I have to agree, I took a couple of these "oldies" to a show earlier in the year and interested people could not believe it was the Tamiya kit, and they had been built in the 80s.

Similarly the Cyber-Hobby Orange Box Series, although Tamiya old moulds are an easier build less likely to present any fit issues. Although Dragon feature more prominently in my collection/ stash, I do have a couple of Orange Box whose scale fidelity is true which scrub up very well in their warpaint as built OOTB.

 

In particular, with knowledge and a modicum of inexpensive if laborious modification they can be detailed to close to contemporary kit accuracy. e.g. StuG IIIb kit.

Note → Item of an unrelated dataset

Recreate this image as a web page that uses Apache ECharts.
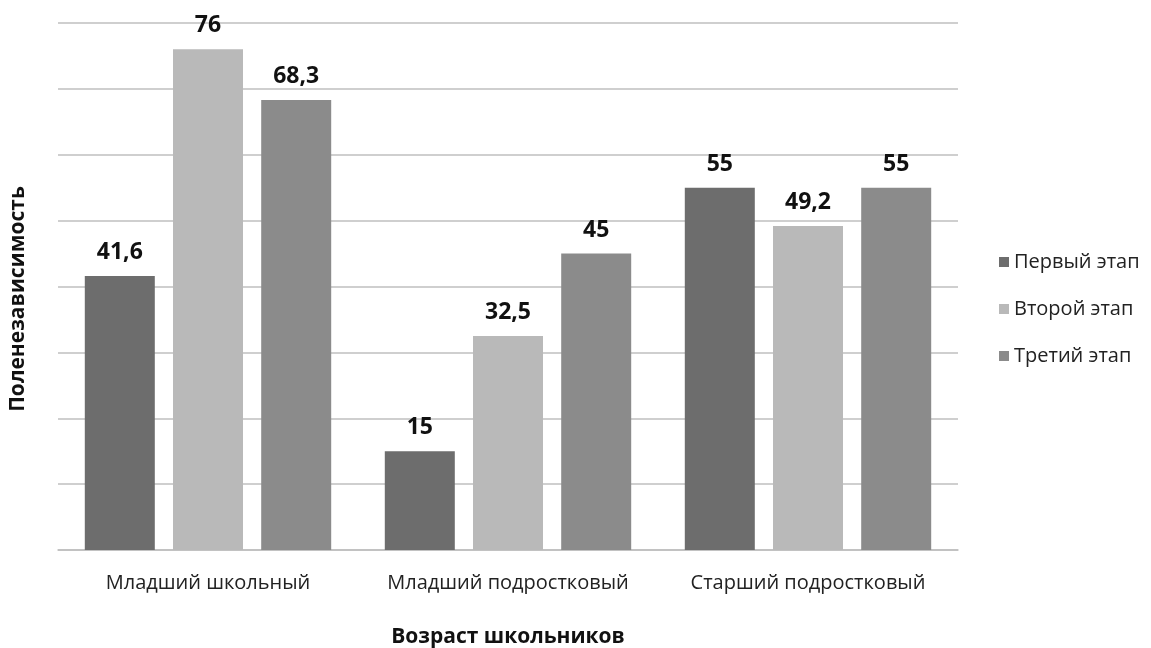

Mod the shot trap, bolts and hinges, common PzKpfw III hull escape hatch in the lower side hull. 

 

In both cases, I really like the value adding inclusion of figurines. Tamiya give us three crew figures in their older T-34/76 1943 kit and both early/late types of wheels and turret hatchs/cupola fuel storage tanks alternatives. Not resin sculpted quality, and not Modelkasten state of the art injection moulded, but still decent enough to use. Or the were in mine bought in '82 moulded when the moulds were still relatively new.  Orange box include a complete Dragon figure set. Albeit their older series sets, they are well sculpted and detailed.

 

Importantly both keep modelling affordable so everyone can afford to participate. A particularly pleasing factor is less annoyance with self when I screw up, which I note increases proportionately with the price paid for a kit, and by probability the more aftermarket etch included.